Au cœur des symboles du divin avec Jordi Savall à la Cité de la Musique
Le concert a pour thème les bestiaires et symboles du divin au sein de ces œuvres tirées du Codex du monastère féminin de Santa María la Real de Las Huelgas (Burgos), en Espagne. Ainsi les artistes guident-ils le public dans ce voyage au cœur de pièces sacrées des XIIe et XIIIe siècles, marqué par l’invocation de nombre d’animaux comme allégories du christianisme et de la foi, parmi lesquels l’aigle de Saint-Jean, la colombe, le lion, l’agneau ou le poisson, mais aussi les mouches « abominables », accompagnant le démon, et le dragon. Ces symboles se retrouvent éparpillés dans tous les morceaux interprétés par l’orchestre et le chœur, typiquement dans l’un des motets Alpha, bovi et leoni / [Domino] qui liste tout un bestiaire vers après vers, tout en appelant en même temps les grands noms de l’Ancien Testament.
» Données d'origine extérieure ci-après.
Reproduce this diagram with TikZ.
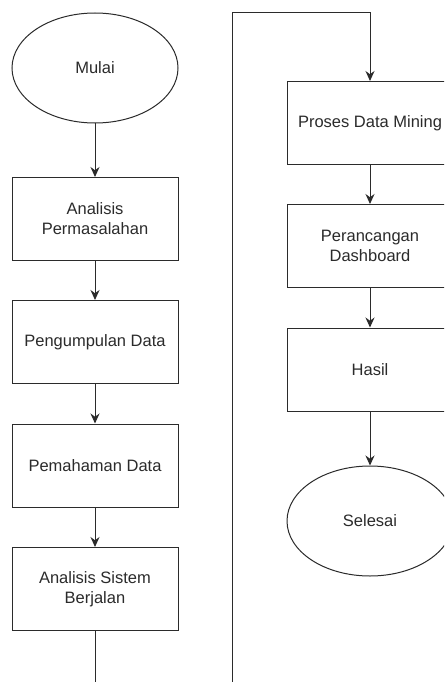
\documentclass[tikz,border=0pt]{standalone}
\usepackage{fontspec}
\setmainfont{Liberation Sans}
\usetikzlibrary{shapes.geometric,arrows.meta}
\definecolor{garis}{HTML}{2B2B2B}
\tikzset{
  proses/.style={draw=garis, line width=1pt, rectangle, minimum width=166pt, minimum height=83pt, align=center, text=garis, font=\fontsize{16.5}{20}\selectfont},
  terminal/.style={draw=garis, line width=1pt, ellipse, minimum width=166pt, minimum height=110pt, text=garis, font=\fontsize{16.5}{20}\selectfont},
  panah/.style={draw=garis, line width=1pt, -{Stealth[length=10pt,width=9pt]}},
  garisbiasa/.style={draw=garis, line width=1pt}
}
\begin{document}
\begin{tikzpicture}[x=1pt,y=-1pt]
  \clip (0,0) rectangle (444,682);
  \fill[white] (0,0) rectangle (444,682);

  \node[terminal] (mulai) at (95,68) {Mulai};
  \node[proses] (masalah) at (95,219) {Analisis\\Permasalahan};
  \node[proses] (kumpul) at (95,342) {Pengumpulan Data};
  \node[proses] (paham) at (95,465.5) {Pemahaman Data};
  \node[proses] (sistem) at (95,589) {Analisis Sistem\\Berjalan};

  \node[proses] (mining) at (370,123) {Proses Data Mining};
  \node[proses] (dashboard) at (370,246) {Perancangan\\Dashboard};
  \node[proses] (hasil) at (370,369.5) {Hasil};
  \node[terminal] (selesai) at (370,521) {Selesai};

  \foreach \a/\b in {mulai/masalah, masalah/kumpul, kumpul/paham, paham/sistem,
    mining/dashboard, dashboard/hasil, hasil/selesai} {
   \draw[panah] (\a) -- (\b);
  }

  \coordinate (bawahkiri) at (95,690);
  \coordinate (bawahkanan) at (232,690);
  \coordinate (atas) at (232,13);
  \draw[garisbiasa] (sistem) -- (bawahkiri);
  \draw[panah] (bawahkanan) -- (atas) -| (mining);
 \end{tikzpicture}
\end{document}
Le concert commence par les envolées d’une flûte perdue au fond de la salle. Les instruments anciens se rejoignent et se retrouvent – dont le luth, la vieille, le psaltérion – et entament ensemble la suite de ces pièces sacrées, accompagnant le chœur des échos de leurs couleurs lointaines, notamment au son des cloches de Dimitri Psonis qui rythment tout le concert. Jordi Savall, à sa vielle, dirige le tout d’une main de maître, le visage grave, plongé dans la musique et veillant à la justesse et à la précision de l’ensemble, mais aussi à la finesse, voire à l’élégance produite en retour qui crée un effet de douce intimité.
Les voix du chœur (de huit chanteurs) se déploient dans une grande harmonie et c’est avec aisance et clarté qu’elles se mêlent les unes aux autres, masculines et féminines : leur synthèse impressionne même par tant d’uniformité, notamment dans Iocundare plebs fidelis où elles s’expriment du même ton, avec à la fois précision et vigueur.
Dans nombre de passages également, le chœur des hommes alterne avec celui des femmes, comme dans le très beau Kyrie qui s’ouvre a cappella par le premier, qui s’impose avec chaleur, énergie et caractère. Mais la part belle est surtout donnée au chœur des femmes, d'une palette aux nuances printanières, sensibles, mais équilibrées et homogènes, à la fois vives et délicates – et lors du dernier morceau du programme, elles montent sur l’estrade de la scène, alors que la lumière des projecteurs tombe sur elles, pour le Flavit Auster en hommage à la Vierge.
C’est que, par ce concert, Jordi Savall peut rendre son propre hommage aux compositeurs anonymes de ces pièces, sans doute des femmes, raconte-t-il au public depuis la scène, des femmes éduquées de la noblesse ou même de la bourgeoisie, qui s’étaient faites nonnes dans ce couvent, et par là, un plus grand hommage à feu son épouse, la chanteuse Montserrat Figueras qui disait, comme il l’explique dans le livret du spectacle, que dans ces musiques du Codex de Las Huelgas, « les femmes chantent l’histoire de l’humanité et célèbrent la beauté et l’amour mystique […] ». Mais c’est « à toutes les femmes qui luttent pour leurs droits et leur survie » que finalement, Jordi Savall dit dédier ce concert.
Le public, emporté par la musique, remercie les artistes d’applaudissements vifs et bouillonnants, mais il n’est pas au bout de ses surprises car pour le bis, Jordi Savall l’invite à se joindre au chœur et à chanter le Cuncti simus concanentes, issu d’un autre recueil de textes religieux découvert à l’abbaye de Montserrat, en Catalogne (et l’objet d’un autre disque de Savall, le Llibre Vermell de Montserrat). Enthousiastes, les spectateurs se joignent à l’orchestre et, à chaque signe de Savall, reprennent ensemble l’Ave Maria qui rythme le morceau.
Enfin, le bis se clôt sur un chant catalan du XIIIe siècle racontant la Passion du Christ, Quant ai lo mont consirat, vif et tonique. Et c’est sur ces dernières notes que le concert s’achève, tandis que le public quitte la Cité de la Musique, l’esprit empli de ces couleurs et de ces rythmes anciens.